Hergé brought other 'parentless' characters, such as Quick and Flupke, two little rascals from Brussels, to life. There was also Jo, Zette and Jocko, a boy and girl with their monkey. These appeared in the French comic 'Valiant Hearts' ('Coeurs Vaillants').
When Le Vingtième Siecle was forced to close during the Second World War, Hergé courted controversy by continuing to produce Tintin for the French-language Belgian paper Le Soir, which had been taken over by the occupying Germans. Due to the paper shortage during the war, Hergé learned to make short, succinct stories, influencing his later work. It was not until 1946 that he started publishing again, (having been accused of collaborating with the enemy). Tintin Magazine, published with Raymond Leblanc, was a roaring success, as did the Tintin albums with well-known Belgian publisher Casterman.
The ‘Hergé Studios’ followed in 1950. From then on, the comics became a collaboration between a large group of artists, story writers, colourists and publicists. But Hergé maintained that he was the only one who could really bring the characters to life. In 1977, Hergé married long-term lover and studios colourist, Fanny Vlamynck. Vlamyck keeps Hergé's legacy alive long after his death in 1983. She created the Hergé Foundation with her current husband three years after her famous ex-husband passed away.
‘More than 2 million copies of the Tintin albums are sold each year', says Etienne Pollet of Casterman. 'In May 2007, the Tintin albums will have been published in 77 national and regional languages. An astonishing fact is that more copies have been sold since Hergé’s death than while he was alive.’ To date, over 200 million albums have been sold worldwide - and they show no sign of slowing.

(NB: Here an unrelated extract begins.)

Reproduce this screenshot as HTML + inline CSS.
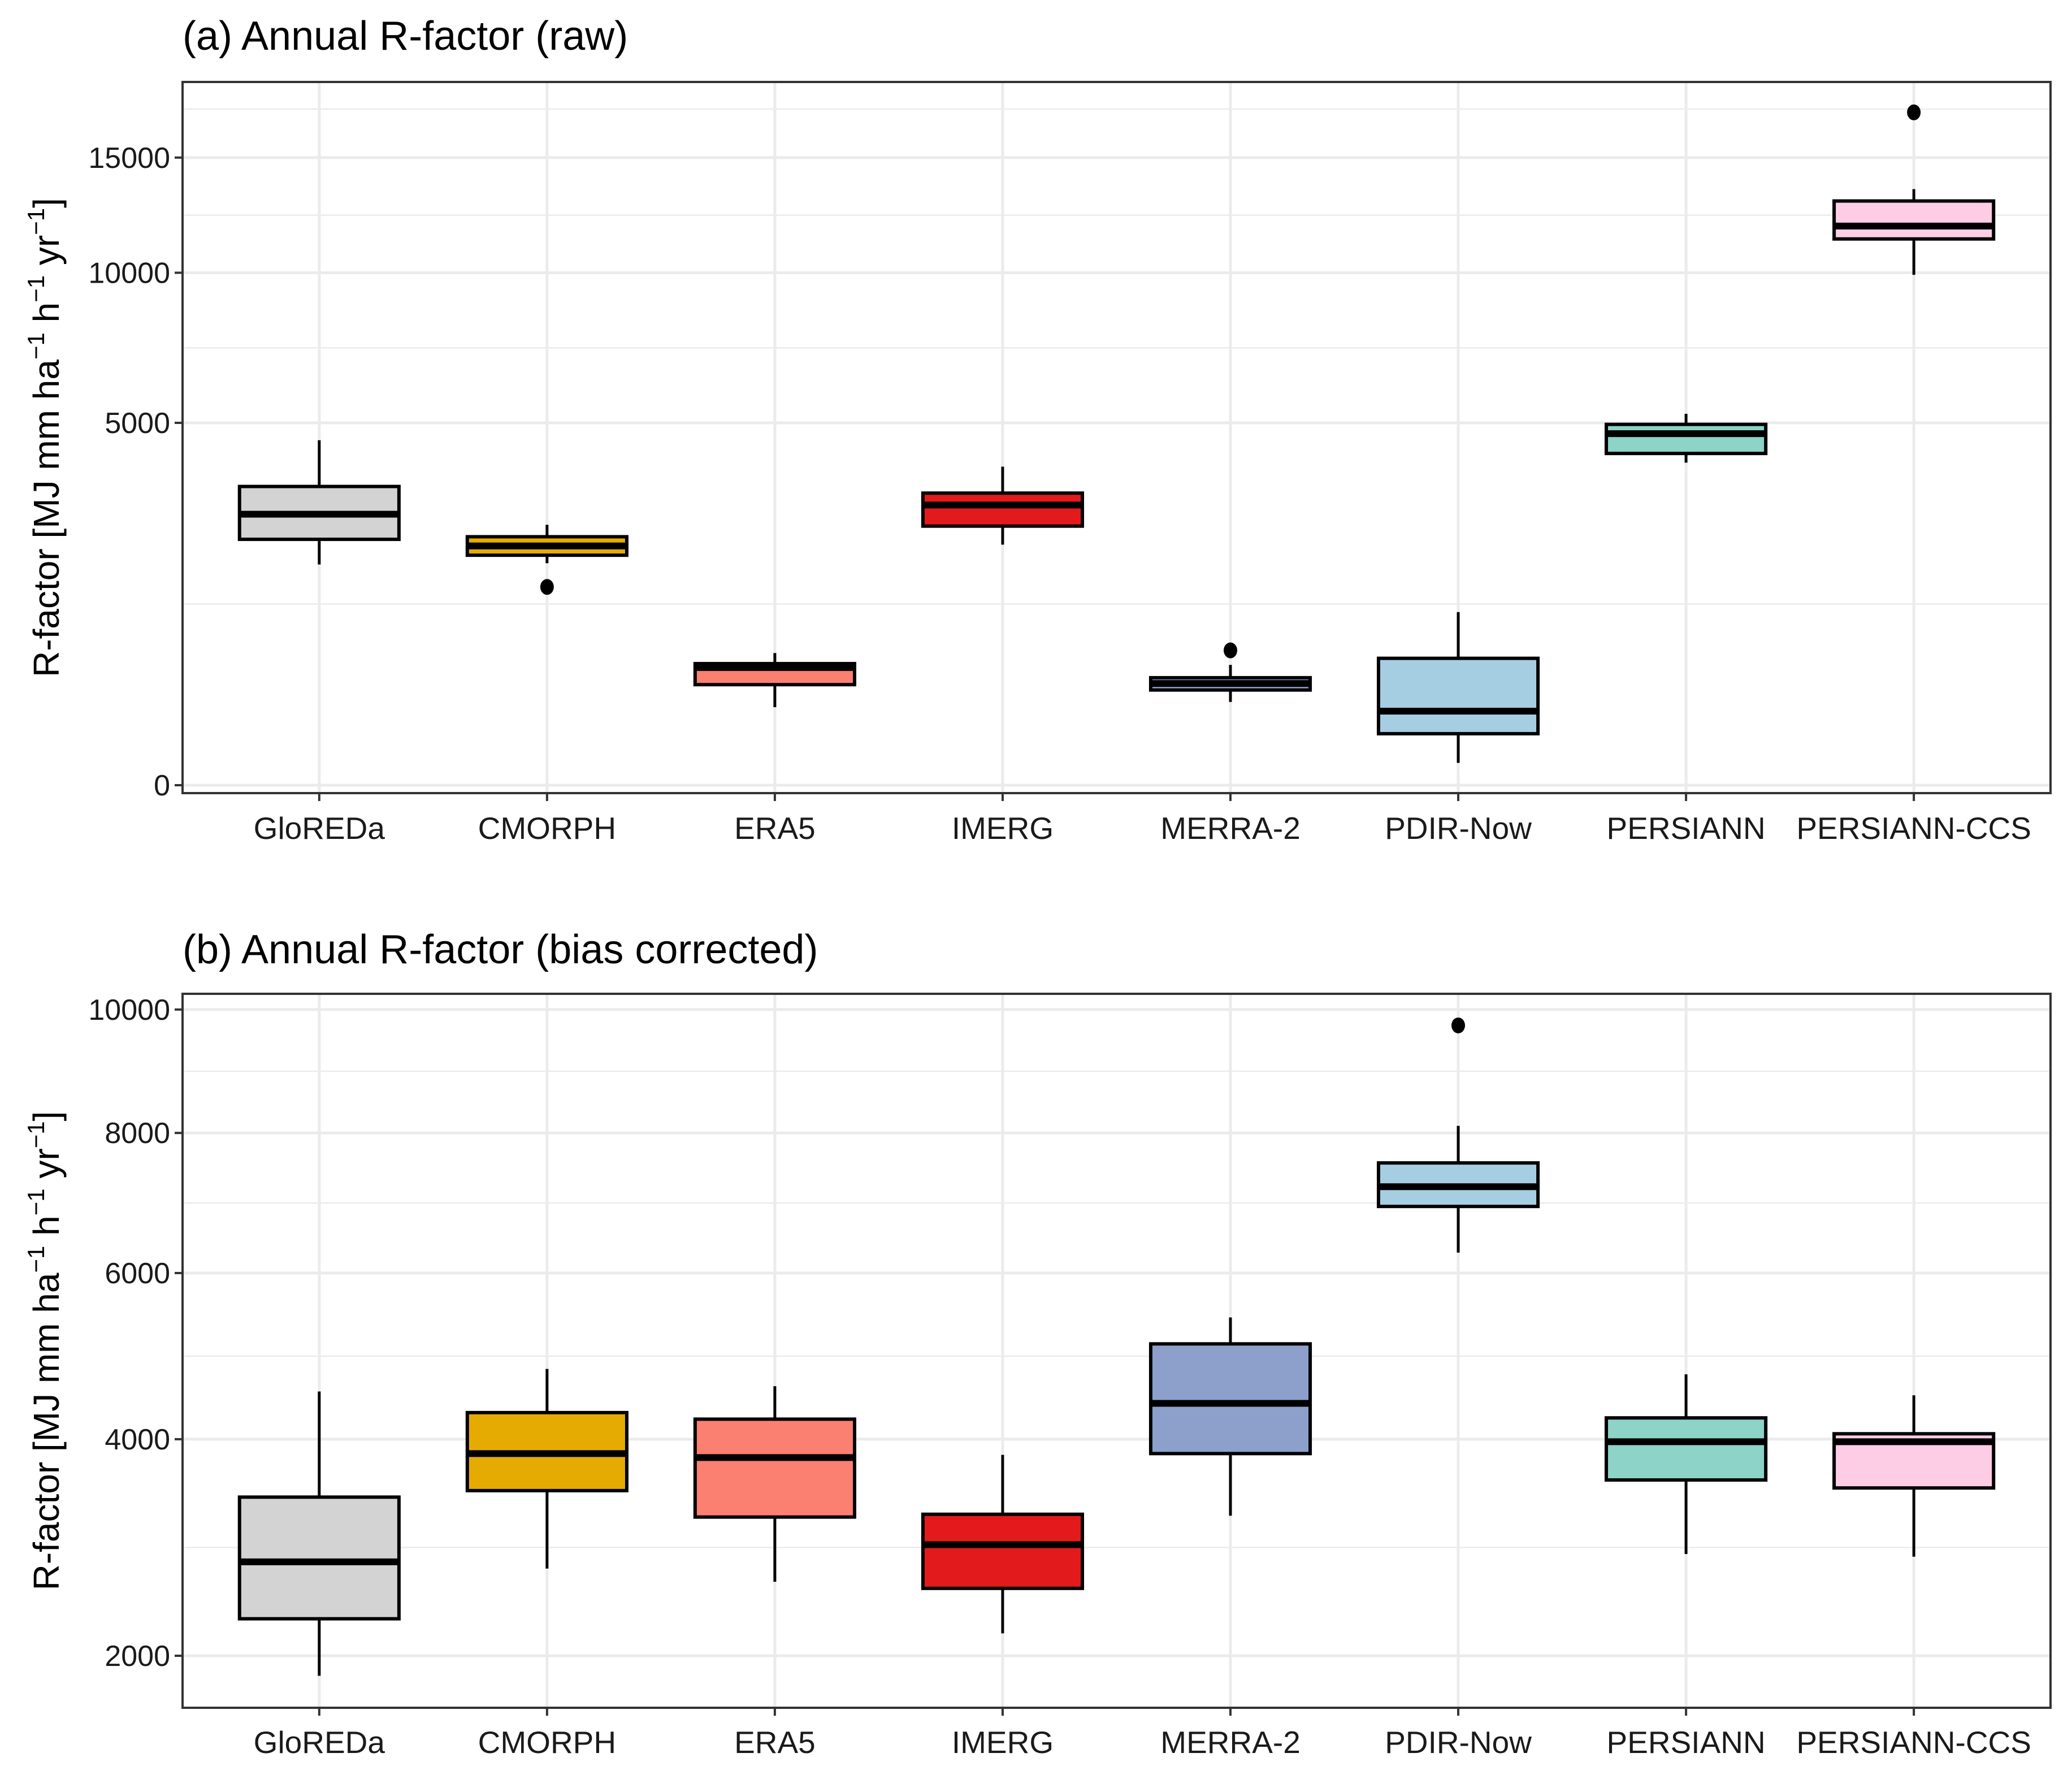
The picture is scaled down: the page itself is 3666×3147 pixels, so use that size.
<!DOCTYPE html>
<html><head><meta charset="utf-8"><style>
html,body{margin:0;padding:0;background:#fff;}
svg{display:block;font-family:"Liberation Sans",Arial,sans-serif;}
</style></head><body>
<svg id="chart" width="3666" height="3147" viewBox="0 0 3666 3147" xmlns="http://www.w3.org/2000/svg">
<rect width="3666" height="3147" fill="#fff"/>
<g id="panelA"></g>
<g id="panelB"></g>
</svg>
<script>
const categories = ["GloREDa","CMORPH","ERA5","IMERG","MERRA-2","PDIR-Now","PERSIANN","PERSIANN-CCS"];
const colors = ["#d3d3d3","#e6ab02","#fb8072","#e31a1c","#8da0cb","#a6cee3","#8dd3c7","#fccde5"];
// Panel (a) raw: whisker low, q1, median, q3, whisker high
const rawLow  = [1855,1877,232,2204,264,19,3962,9920];
const rawQ1   = [2302,2014,385,2556,345,101,4191,11363];
const rawMed  = [2796,2180,527,2990,394,209,4707,11905];
const rawQ3   = [3398,2351,563,3249,440,613,4958,12997];
const rawHigh = [4532,2582,665,3864,551,1141,5253,13530];
const rawOutliers = [[],[1497],[],[],[692],[],[],[17240]];
const rawTicks = [0,5000,10000,15000];
// Panel (b) bias corrected
const bcLow  = [1850,2723,2606,2175,3215,6273,2854,2830];
const bcQ1   = [2293,3463,3202,2549,3846,6915,3571,3490];
const bcMed  = [2783,3846,3804,2940,4397,7199,3973,3973];
const bcQ3   = [3398,4293,4220,3229,5098,7548,4234,4059];
const bcHigh = [4533,4796,4594,3832,5426,8109,4733,4489];
const bcOutliers = [[],[],[],[],[],[9730],[],[]];
const bcTicks = [2000,4000,6000,8000,10000];

const NS="http://www.w3.org/2000/svg";
function mk(parent,tag,attrs,text){const e=document.createElementNS(NS,tag);for(const k in attrs)e.setAttribute(k,attrs[k]);if(text!==undefined)e.textContent=text;parent.appendChild(e);return e;}

const L=323,R=3628;
const step=(R-L)/8.2;
function xPos(i){return L+step*(0.6+i);}

function drawPanel(g,opt){
  const {top,bottom,y,ticks,minors,low,q1,med,q3,high,outs,title,titleY,labelY,prefix}=opt;
  const t=mk(g,'text',{x:L,y:titleY,'font-size':72,fill:'#000'},title);
  
  
  minors.forEach(v=>{const yy=y(v);const l=mk(g,'line',{x1:L,x2:R,y1:yy,y2:yy,stroke:'#ebebeb','stroke-width':2.5});
    });
  ticks.forEach(v=>{const yy=y(v);const l=mk(g,'line',{x1:L,x2:R,y1:yy,y2:yy,stroke:'#ebebeb','stroke-width':5});
    });
  categories.forEach((c,i)=>{const xx=xPos(i);const l=mk(g,'line',{x1:xx,x2:xx,y1:top,y2:bottom,stroke:'#ebebeb','stroke-width':5});
    });
  const bw=step*0.7;
  categories.forEach((c,i)=>{
    const xx=xPos(i);
    const bg=mk(g,'g',{});
    
    
    mk(bg,'line',{x1:xx,x2:xx,y1:y(high[i]),y2:y(q3[i]),stroke:'#000','stroke-width':5});
    mk(bg,'line',{x1:xx,x2:xx,y1:y(q1[i]),y2:y(low[i]),stroke:'#000','stroke-width':5});
    mk(bg,'rect',{x:xx-bw/2,y:y(q3[i]),width:bw,height:Math.max(1,y(q1[i])-y(q3[i])),fill:colors[i],stroke:'#000','stroke-width':6});
    mk(bg,'line',{x1:xx-bw/2,x2:xx+bw/2,y1:y(med[i]),y2:y(med[i]),stroke:'#000','stroke-width':12});
    outs[i].forEach(v=>{const o=mk(bg,'ellipse',{cx:xx,cy:y(v),rx:12,ry:14,fill:'#000'});
      });
    mk(g,'line',{x1:xx,x2:xx,y1:bottom,y2:bottom+14,stroke:'#333','stroke-width':4});
    const lb=mk(g,'text',{x:xx,y:labelY,'font-size':55,'text-anchor':'middle',fill:'#1a1a1a'},c);
    
    
  });
  const br=mk(g,'rect',{x:L,y:top,width:R-L,height:bottom-top,fill:'none',stroke:'#333','stroke-width':4});
  
  ticks.forEach(v=>{const yy=y(v);
    mk(g,'line',{x1:L-14,x2:L,y1:yy,y2:yy,stroke:'#333','stroke-width':4});
    const tl=mk(g,'text',{x:L-22,y:yy+18,'font-size':52,'text-anchor':'end',fill:'#1a1a1a'},String(v));
    });
  const cy=(top+bottom)/2;
  const yt=mk(g,'text',{x:0,y:0,'font-size':64,'text-anchor':'middle',fill:'#000',transform:`translate(104,${cy}) rotate(-90)`});
  
  mk(yt,'tspan',{},'R-factor [MJ mm  ha');
  mk(yt,'tspan',{'font-size':42,dy:-26},'\u22121');
  mk(yt,'tspan',{dy:26},'  h');
  mk(yt,'tspan',{'font-size':42,dy:-26},'\u22121');
  mk(yt,'tspan',{dy:26},'  yr');
  mk(yt,'tspan',{'font-size':42,dy:-26},'\u22121');
  mk(yt,'tspan',{dy:26},']');
}

function midMinors(ticks,extraLo,extraHi,top,bottom,y){
  const s=ticks.map(Math.sqrt);const all=[extraLo,...s,extraHi];const out=[];
  for(let i=0;i<all.length-1;i++){if(all[i]===null||all[i+1]===null)continue;const m=(all[i]+all[i+1])/2;const v=m*m;const yy=y(v);if(yy>top&&yy<bottom)out.push(v);}
  return out;
}

const yA=v=>1389-9.065*Math.sqrt(v);
const yB=v=>2929-20.68*(Math.sqrt(v)-Math.sqrt(2000));
drawPanel(document.getElementById('panelA'),{top:145,bottom:1403,y:yA,ticks:rawTicks,
  minors:midMinors(rawTicks,null,Math.sqrt(20000),145,1403,yA),
  low:rawLow,q1:rawQ1,med:rawMed,q3:rawQ3,high:rawHigh,outs:rawOutliers,
  title:'(a) Annual R-factor (raw)',titleY:88,labelY:1484,prefix:'panel-a'});
drawPanel(document.getElementById('panelB'),{top:1758,bottom:3021,y:yB,ticks:bcTicks,
  minors:midMinors(bcTicks,0,Math.sqrt(12000),1758,3021,yB),
  low:bcLow,q1:bcQ1,med:bcMed,q3:bcQ3,high:bcHigh,outs:bcOutliers,
  title:'(b) Annual R-factor (bias corrected)',titleY:1704,labelY:3101,prefix:'panel-b'});
</script>
</body></html>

To mark Hergé’s would be centenary, a number of events have been organised. The main event organised by the Hergé Foundation is an exhibition at the Pompidou Centre in Paris until February 19. But it's a move which the Belgians may find somewhat controversial. It has been reported in the Belgian press that they feel 'passed over' in favour of the bigger pull of the French capital.
What else is on the map?
Belgium: Visit the Huge Tintin fresco at the Gare du Midi. You can also visit Tournai, home of the Casterman publishers in southern Belgium, who have published the Tintin albums in more affordable mini-versions. It's also where ‘Place Hergé’ is due to be inaugurated on Hergé’s birthday. July sees a ‘Tintin’ themed flea market at ‘Place du Jeu de Balle’, a market which famously featured in the comic strip itself. SN Brussels will decorate a ‘Tintin’ plane, and Tintin and Hergé stamps will be published.
France: Visit the Angoulême International Comic Festival from February 25 - 28 in western France, or the Pompidou Centre in Paris until February 19. The latter show details Hergés life, how his comics were produced and all the original plates from ‘The Blue Lotus’, plus original covers of ‘Le Petit Vingtième’. In the museum shop copies of Hergés other works and the Tintin albums in their original format of black and white, longer versions are available.
Sweden: 'Tintin’s Adventures at Sea’ is showing at the Stockholm Maritime Museum from June 2007 to February 2008.
Spain: The Barcelona Motor Show house an exhibition in May 2007.
...and if you are across the seas...
Quebec: 'In Peru With Tintin' is showing at the Musée de la Civilisation until January 2008 in Quebec.